The stop of the juvenile in this case was without reasonable suspicion and was designed to be a show of authority. The juvenile fled, and, under the totality of circumstances, the court can’t say that it added anything to the reasonable suspicion calculus because even Wardlow recognized flight can be innocent. In re D.L., 2017 IL App (1st) 171764, 2017 Ill. App. LEXIS 771 (Dec. 14, 2017):
[*P26] Nonetheless, we acknowledge the authority cited by the State, holding that a seizure does not actually occur until the person submits and that a person’s flight from an unlawful stop may give rise to suspicion justifying a subsequent investigatory stop. See Thomas, 198 Ill. 2d at 112 (“‘The police may well convey a reasonable feeling of restraint, but that message does not amount to a seizure within the meaning of the fourth amendment until there is submission to it. A person must submit to a show of authority before that show of authority can constitute a seizure.’” (Emphasis omitted.) (quoting People v. Thomas, 315 Ill. App. 3d 849, 857, 734 N.E.2d 1015, 248 Ill. Dec. 724 (2000))); California v. Hodari D., 499 U.S. 621, 626, 111 S. Ct. 1547, 113 L. Ed. 2d 690 (1991) (holding that a seizure does not occur when there is a show of authority by an officer but the “subject does not yield”).
[*P27] The State argues, without supporting authority, that a “reasonable person innocent of a crime would not flee from the police” (emphasis in original). However, the United States and Illinois Supreme Courts have held otherwise. See Wardlow, 528 U.S. at 125 (Accepting as “undoubtedly true” that “there are innocent reasons for flight from police and that, therefore, flight is not necessarily indicative of ongoing criminal activity.”); Id. at 129 (Stevens, J., concurring in part and dissenting in part, joined by Souter, Ginsburg, and Breyer, JJ.) (finding that there are “unquestionably circumstances in which a person’s flight is suspicious, and undeniably instances in which a person runs for entirely innocent reasons”).

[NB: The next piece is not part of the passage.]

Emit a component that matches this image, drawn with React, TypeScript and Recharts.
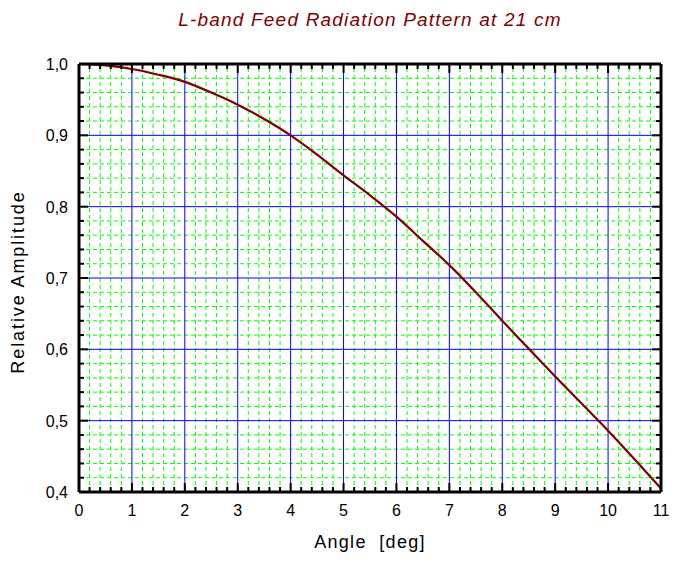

[*P28] Even considering respondent’s flight as part of the totality of the circumstances, we still conclude that Officer Scaduto lacked reasonable suspicion to conduct a Terry stop at the time that respondent was apprehended. Although “[u]nprovoked flight in the face of a potential encounter with police may raise enough suspicion to justify the ensuing pursuit and investigatory stop” (emphasis added) (Thomas, 198 Ill. 2d at 113), there is no bright-line rule authorizing the temporary detention of anyone who flees at the mere sight of the police (see Wardlow, 528 U.S. at 126 (Stevens, J., concurring in part and dissenting in part, joined by Souter, Ginsburg, and Breyer, JJ.)). To the contrary, it is well settled that flight alone is not sufficient to establish reasonable suspicion that a person has committed, or is about to commit, a crime. People v. Hyland, 2012 IL App (1st) 110966, ¶ 32, 981 N.E.2d 414, 367 Ill. Dec. 89 (citing People v. Harris, 2011 IL App (1st) 103382, ¶ 12, 957 N.E.2d 930, 354 Ill. Dec. 336; Wardlow, 528 U.S. at 124-25). It is only when that flight is coupled with other factors that it may support reasonable suspicion justifying a Terry stop.